Lei nº 3.990/2002, do Estado do Rio de Janeiro.
A Lei nº 3.990/2002 obrigou os hospitais, casas de saúde e maternidades, públicos ou privados, no âmbito do Estado do Rio de Janeiro, obrigados a adotarem medidas de segurança que evitem, impeçam ou dificultem a troca de recém-nascidos em suas dependências, bem como permitam a identificação posterior, através de exame de DNA comparativo em casos de dúvida.
Para consecução desses objetivos, a lei determinou as seguintes medidas:
I. Utilização de pulseiras de identificação numeradas para mãe e filho na sala de parto;
II. Utilização de grampo umbilical enumerado com o número correspondente ao da pulseira;
III. Utilização de kit de coleta de material genético de todas as mães e filhos ali internados, coletados na sala de parto para arquivamento na unidade de saúde a disposição da Justiça.
O descumprimento das medidas pode importar em multa ou até mesmo interdição do estabelecimento.
O dispositivo da lei que determina a coleta compulsória de material genético é constitucional?
Não. É inconstitucional — por violar os direitos à intimidade e à privacidade (CF/1988, art. 5º, X), bem como os princípios da proporcionalidade e da razoabilidade, na dimensão da proibição do excesso — norma estadual que determina a hospitais, casas de saúde e maternidades a coleta compulsória de material genético de mães e bebês na sala de parto e o subsequente armazenamento à disposição da Justiça para o fim de evitar a troca de recém-nascidos nas unidades de saúde.
Violação da autonomia da vontade.
A lei estadual impugnada, a pretexto de proteger o direito à filiação biológica, viola o direito à privacidade de pessoas em estado de extrema vulnerabilidade, uma vez que há coleta e armazenamento de material genético sem prévio consentimento.
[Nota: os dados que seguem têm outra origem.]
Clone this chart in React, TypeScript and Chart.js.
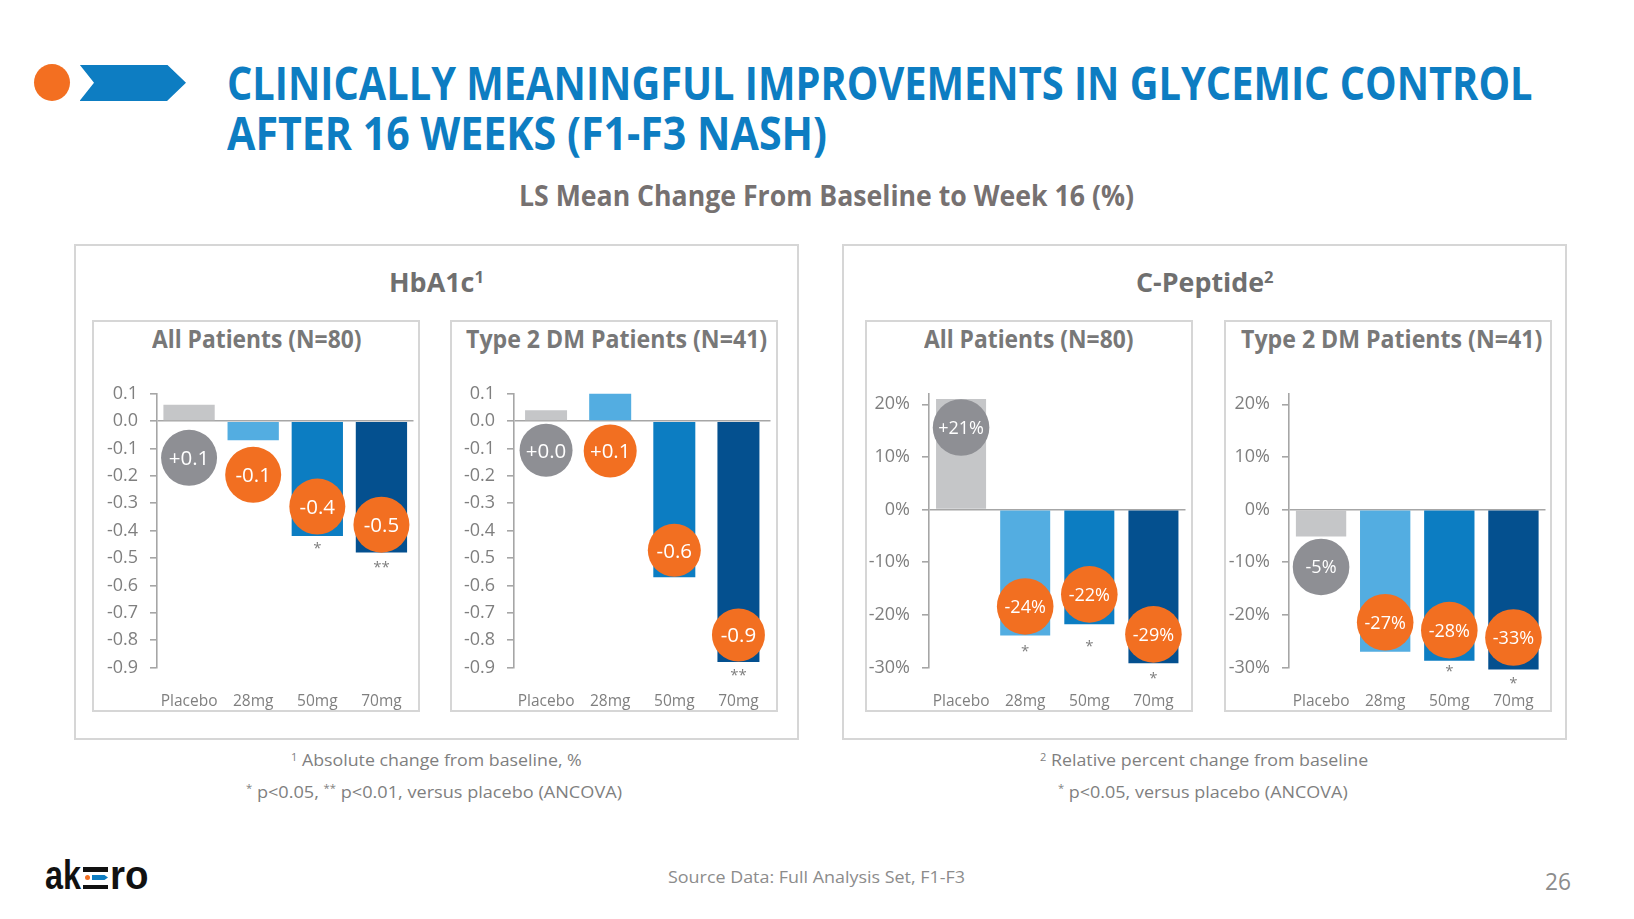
import React, { useEffect, useLayoutEffect, useRef } from "react";
import { Chart, registerables } from "chart.js";

Chart.register(...registerables);

// ---------------- DATA ----------------
const categories = ["Placebo", "28mg", "50mg", "70mg"];

const hba1cTicks = [0.1, 0, -0.1, -0.2, -0.3, -0.4, -0.5, -0.6, -0.7, -0.8, -0.9];
const cpepTicks = [0.2, 0.1, 0, -0.1, -0.2, -0.3];

const hba1cAllValues = [0.06, -0.07, -0.42, -0.48];
const hba1cAllLabels = ["+0.1", "-0.1", "-0.4", "-0.5"];
const hba1cAllSig = ["", "", "*", "**"];

const hba1cT2Values = [0.04, 0.1, -0.57, -0.88];
const hba1cT2Labels = ["+0.0", "+0.1", "-0.6", "-0.9"];
const hba1cT2Sig = ["", "", "", "**"];

const cpepAllValues = [0.21, -0.239, -0.218, -0.292];
const cpepAllLabels = ["+21%", "-24%", "-22%", "-29%"];
const cpepAllSig = ["", "*", "*", "*"];

const cpepT2Values = [-0.051, -0.27, -0.287, -0.33];
const cpepT2Labels = ["-5%", "-27%", "-28%", "-33%"];
const cpepT2Sig = ["", "", "*", "*"];

// ---------------- STYLE ----------------
const FONT = "'Open Sans', sans-serif";
const BLUE = "rgb(13,125,194)";
const ORANGE = "#f26f21";
const BUBBLE_GRAY = "#8e8f94";
const AXIS = "#a6a6a6";
const TICK_TEXT = "#7f7f7f";
const STAR = "#7f7f7f";
const BAR_COLORS = ["#c5c6c8", "#53ade1", "#0c7dc2", "#04508f"];

const Y_AXIS_W = 64;
const PLOT_W = 256.5;
const RIGHT_PAD = 24;
const CANVAS_TOP = 371;
const PAD_TOP = 20;
const PLOT_H = 276.5;
const CW = Math.ceil(Y_AXIS_W + PLOT_W + RIGHT_PAD);
const CH = 340;
const STAR_FONT = 15;

const fmtDec = (v: number) => (Math.abs(v) < 1e-9 ? 0 : v).toFixed(1);
const fmtPct = (v: number) => Math.round(v * 100) + "%";

type Panel = {
  values: number[];
  labels: string[];
  sig: string[];
  ticks: number[];
  min: number;
  max: number;
  fmt: (v: number) => string;
  axisX: number;
  catPct: number;
  radius: number;
  bubbleFont: number;
  bubbleAt: number[];
  sigAt: number[];
};

const PANELS: Panel[] = [
  {
    values: hba1cAllValues, labels: hba1cAllLabels, sig: hba1cAllSig, ticks: hba1cTicks,
    min: -0.9, max: 0.1, fmt: fmtDec, axisX: 156.7, catPct: 0.8, radius: 28, bubbleFont: 20.5,
    bubbleAt: [-0.134, -0.196, -0.312, -0.378], sigAt: [0, 0, -0.451, -0.52],
  },
  {
    values: hba1cT2Values, labels: hba1cT2Labels, sig: hba1cT2Sig, ticks: hba1cTicks,
    min: -0.9, max: 0.1, fmt: fmtDec, axisX: 514, catPct: 0.655, radius: 26.5, bubbleFont: 20.5,
    bubbleAt: [-0.106, -0.109, -0.472, -0.781], sigAt: [0, 0, 0, -0.912],
  },
  {
    values: cpepAllValues, labels: cpepAllLabels, sig: cpepAllSig, ticks: cpepTicks,
    min: -0.3, max: 0.22, fmt: fmtPct, axisX: 929.4, catPct: 0.78, radius: 28.3, bubbleFont: 18,
    bubbleAt: [0.156, -0.184, -0.161, -0.237], sigAt: [0, -0.262, -0.251, -0.312],
  },
  {
    values: cpepT2Values, labels: cpepT2Labels, sig: cpepT2Sig, ticks: cpepTicks,
    min: -0.3, max: 0.22, fmt: fmtPct, axisX: 1289.3, catPct: 0.785, radius: 28.3, bubbleFont: 18,
    bubbleAt: [-0.109, -0.214, -0.229, -0.243], sigAt: [0, 0, -0.299, -0.322],
  },
];

function annotatePlugin(p: Panel) {
  return {
    id: "annotate",
    afterDatasetsDraw(chart: any) {
      const { ctx } = chart;
      const xs = chart.scales.x;
      const ys = chart.scales.y;
      ctx.save();
      p.labels.forEach((lab, i) => {
        const cx = xs.getPixelForValue(i);
        const cy = ys.getPixelForValue(p.bubbleAt[i]);
        ctx.beginPath();
        ctx.arc(cx, cy, p.radius, 0, Math.PI * 2);
        ctx.fillStyle = i === 0 ? BUBBLE_GRAY : ORANGE;
        ctx.fill();
        ctx.fillStyle = "#ffffff";
        ctx.font = `${p.bubbleFont}px ${FONT}`;
        ctx.textAlign = "center";
        ctx.textBaseline = "alphabetic";
        ctx.fillText(lab, cx, cy + 0.357 * p.bubbleFont);
        if (p.sig[i]) {
          ctx.fillStyle = STAR;
          ctx.font = `${STAR_FONT}px ${FONT}`;
          ctx.fillText(p.sig[i], cx, ys.getPixelForValue(p.sigAt[i]) + 0.59 * STAR_FONT);
        }
      });
      ctx.restore();
    },
  };
}

function makeConfig(p: Panel): any {
  return {
    type: "bar",
    data: {
      labels: categories,
      datasets: [
        {
          data: p.values,
          backgroundColor: BAR_COLORS,
          borderWidth: 0,
          categoryPercentage: p.catPct,
          barPercentage: 1,
          clip: { top: 10, right: 10, bottom: 2, left: 10 },
        },
      ],
    },
    options: {
      animation: false,
      responsive: false,
      maintainAspectRatio: false,
      events: [],
      layout: { padding: { top: PAD_TOP, right: CW - Y_AXIS_W - PLOT_W, left: 0, bottom: 0 } },
      plugins: { legend: { display: false }, tooltip: { enabled: false } },
      scales: {
        x: {
          grid: { display: false, drawTicks: false },
          border: { display: false },
          ticks: { color: TICK_TEXT, font: { family: FONT, size: 15.5 }, padding: 25, maxRotation: 0, autoSkip: false },
          afterFit: (s: any) => {
            s.height = CH - PAD_TOP - PLOT_H;
          },
        },
        y: {
          min: p.min,
          max: p.max,
          afterBuildTicks: (s: any) => {
            s.ticks = [...p.ticks].sort((a, b) => a - b).map((value) => ({ value }));
          },
          ticks: {
            color: TICK_TEXT,
            font: { family: FONT, size: 18 },
            padding: 12,
            callback: (v: any) => p.fmt(Number(v)),
          },
          grid: {
            color: (c: any) => (c.tick && Math.abs(c.tick.value) < 1e-9 ? AXIS : "rgba(0,0,0,0)"),
            tickColor: AXIS,
            tickLength: 7,
            lineWidth: 1.6,
          },
          border: { display: true, color: AXIS, width: 1.6 },
          afterFit: (s: any) => {
            s.width = Y_AXIS_W;
          },
        },
      },
    },
    plugins: [annotatePlugin(p)],
  };
}

function BarPanel({ p }: { p: Panel }) {
  const ref = useRef<HTMLCanvasElement>(null);
  useEffect(() => {
    const chart = new Chart(ref.current as HTMLCanvasElement, makeConfig(p));
    return () => chart.destroy();
  }, []);
  return (
    <canvas
      ref={ref}
      width={CW}
      height={CH}
      style={{ position: "absolute", left: p.axisX - Y_AXIS_W, top: CANVAS_TOP, width: CW, height: CH }}
    />
  );
}

type FitProps = {
  x: number;
  baseline: number;
  width: number;
  size: number;
  weight?: number;
  color: string;
  align?: "left" | "center";
  family?: string;
  ascent?: number;
  children: React.ReactNode;
};

function FitText({ x, baseline, width, size, weight = 400, color, align = "left", family = FONT, ascent = 0.888, children }: FitProps) {
  const ref = useRef<HTMLDivElement>(null);
  useLayoutEffect(() => {
    const el = ref.current;
    if (!el) return;
    el.style.transform = "none";
    const w = el.getBoundingClientRect().width;
    if (w > 0) el.style.transform = `scaleX(${width / w})`;
  });
  const left = align === "center" ? x - width / 2 : x;
  return (
    <div
      ref={ref}
      style={{
        position: "absolute",
        left,
        top: baseline - ascent * size,
        fontSize: size,
        lineHeight: size + "px",
        fontWeight: weight,
        color,
        fontFamily: family,
        whiteSpace: "nowrap",
        transformOrigin: "0 0",
      }}
    >
      {children}
    </div>
  );
}

const Sup = ({ children }: { children: React.ReactNode }) => (
  <span style={{ fontSize: "0.62em", position: "relative", top: "-0.55em" }}>{children}</span>
);

const boxStyle = (left: number, top: number, w: number, h: number): React.CSSProperties => ({
  position: "absolute",
  left,
  top,
  width: w,
  height: h,
  border: "2px solid #d6d6d6",
  boxSizing: "border-box",
});

export default function App() {
  useEffect(() => {
    document.body.style.margin = "0";
  }, []);
  const TITLE_GRAY = "#6f6f6f";
  const SUB_GRAY = "#767171";
  const PANEL_GRAY = "#787878";
  const NOTE_GRAY = "#7f7f7f";
  const SRC_GRAY = "#8c8c8c";
  return (
    <div style={{ position: "relative", width: 1634, height: 919, background: "#ffffff", overflow: "hidden", fontFamily: FONT }}>
      {/* header marks */}
      <div style={{ position: "absolute", left: 33.5, top: 64.3, width: 36, height: 37, borderRadius: "50%", background: "#f36f21" }} />
      <div
        style={{
          position: "absolute",
          left: 79.5,
          top: 64.5,
          width: 106.5,
          height: 36.5,
          background: BLUE,
          clipPath: "polygon(0px 0px, 87.5px 0px, 106.5px 18.25px, 87.5px 36.5px, 0px 36.5px, 14.5px 18.25px)",
        }}
      />
      <FitText x={226.5} baseline={100} width={1305.5} size={46.5} weight={700} color={BLUE}>
        CLINICALLY MEANINGFUL IMPROVEMENTS IN GLYCEMIC CONTROL
      </FitText>
      <FitText x={226.5} baseline={150} width={600} size={46.5} weight={700} color={BLUE}>
        AFTER 16 WEEKS (F1-F3 NASH)
      </FitText>
      <FitText x={826.4} align="center" baseline={206} width={615} size={28} weight={700} color={SUB_GRAY}>
        LS Mean Change From Baseline to Week 16 (%)
      </FitText>

      {/* boxes */}
      <div style={boxStyle(73.5, 244, 725.5, 496)} />
      <div style={boxStyle(842, 244, 725, 496)} />
      <div style={boxStyle(92, 320, 328, 392)} />
      <div style={boxStyle(450, 320, 328, 392)} />
      <div style={boxStyle(865, 320, 328, 392)} />
      <div style={boxStyle(1224, 320, 328, 392)} />

      <FitText x={436.1} align="center" baseline={292.5} width={95} size={26.6} weight={700} color={TITLE_GRAY}>
        HbA1c<Sup>1</Sup>
      </FitText>
      <FitText x={1204.6} align="center" baseline={292.5} width={137.6} size={26.6} weight={700} color={TITLE_GRAY}>
        C-Peptide<Sup>2</Sup>
      </FitText>

      <FitText x={152.1} baseline={349} width={209.5} size={24.3} weight={700} color={PANEL_GRAY}>
        All Patients (N=80)
      </FitText>
      <FitText x={465.8} baseline={349} width={301.2} size={24.3} weight={700} color={PANEL_GRAY}>
        Type 2 DM Patients (N=41)
      </FitText>
      <FitText x={924.3} baseline={349} width={209.5} size={24.3} weight={700} color={PANEL_GRAY}>
        All Patients (N=80)
      </FitText>
      <FitText x={1241} baseline={349} width={301.3} size={24.3} weight={700} color={PANEL_GRAY}>
        Type 2 DM Patients (N=41)
      </FitText>

      {PANELS.map((p, i) => (
        <BarPanel key={i} p={p} />
      ))}

      {/* footnotes */}
      <FitText x={290.7} baseline={766.7} width={290.8} size={16.4} color={NOTE_GRAY}>
        <Sup>1</Sup> Absolute change from baseline, %
      </FitText>
      <FitText x={246} baseline={798.3} width={376} size={16.4} color={NOTE_GRAY}>
        <Sup>*</Sup> p&lt;0.05, <Sup>**</Sup> p&lt;0.01, versus placebo (ANCOVA)
      </FitText>
      <FitText x={1040} baseline={766.7} width={328.3} size={16.4} color={NOTE_GRAY}>
        <Sup>2</Sup> Relative percent change from baseline
      </FitText>
      <FitText x={1057.7} baseline={798.3} width={289.7} size={16.4} color={NOTE_GRAY}>
        <Sup>*</Sup> p&lt;0.05, versus placebo (ANCOVA)
      </FitText>
      <FitText x={668} baseline={883.3} width={297} size={16.4} color={SRC_GRAY}>
        Source Data: Full Analysis Set, F1-F3
      </FitText>
      <FitText x={1545.4} baseline={890.7} width={26} size={24} color={SRC_GRAY}>
        26
      </FitText>

      {/* logo */}
      <FitText x={45} baseline={889.3} width={36} size={40} weight={700} color="#111111" family="'Liberation Sans', Arial, sans-serif" ascent={0.8465}>
        ak
      </FitText>
      <div style={{ position: "absolute", left: 83, top: 867, width: 25, height: 4.5, background: "#111111" }} />
      <div style={{ position: "absolute", left: 84.8, top: 874.8, width: 5.4, height: 5.4, borderRadius: "50%", background: ORANGE }} />
      <div
        style={{
          position: "absolute",
          left: 91.5,
          top: 875,
          width: 16.5,
          height: 5,
          background: BLUE,
          clipPath: "polygon(0px 0px, 13px 0px, 16.5px 2.5px, 13px 5px, 0px 5px)",
        }}
      />
      <div style={{ position: "absolute", left: 83, top: 884.5, width: 25, height: 4.8, background: "#111111" }} />
      <FitText x={110} baseline={889.3} width={38.5} size={40} weight={700} color="#111111" family="'Liberation Sans', Arial, sans-serif" ascent={0.8465}>
        ro
      </FitText>
    </div>
  );
}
Nesse contexto, infringe a autonomia da vontade da parturiente ao se valer de instrumento coercitivo desproporcional para a tutela de interesse eminentemente privado do destinatário da norma, além de comprometer a autodeterminação informativa dos titulares desses dados, pois os impede de decidir sobre sua divulgação e utilização.
Violação de dados sensíveis.
Os dados genéticos são classificados como sensíveis, de modo que, mesmo que houvesse consentimento da parturiente, o direito à privacidade ainda estaria violado, visto que o texto da lei impugnada é vago em relação ao tratamento dos dados genéticos armazenados, o que constitui severo risco à integridade digital dos indivíduos.
A ausência de previsão quanto à destinação dos dados, bem como aos mecanismos para sistematizar a coleta, a guarda eficaz e a sua posterior exclusão, permite a utilização do material coletado para quaisquer interesses, como a mercantilização e o perfilamento dos dados, o que pode ocasionar uma série de violações a direitos fundamentais, como, por exemplo, a discriminação genética de pessoas com doenças congênitas.
Há medidas mais efetivas e menos custosas e interventivas na esfera privada dos indivíduos para se evitar a troca de bebês nas unidades de saúde.
Exemplos disso são o uso de pulseiras numeradas na mãe e no filho, o uso de grampo umbilical, a identificação da gestante no momento da admissão, em conjunto com a posterior identificação do recém-nascido no momento do nascimento, e a possibilidade da permanência do pai no momento do nascimento do filho. De qualquer forma, o mais adequado é que o material genético seja coletado a partir do instante em que ocorrer a dúvida sobre possível troca.
Com base nesses entendimentos, o Plenário, por unanimidade, julgou procedente a ação para declarar a inconstitucionalidade dos arts. 1º, parte final, e 2º, III, ambos da Lei 3.990/2002 do Estado do Rio de Janeiro.
STF. ADI 5.545/RJ, relator Ministro Luiz Fux, julgamento finalizado em 13.4.2023 (info 1090).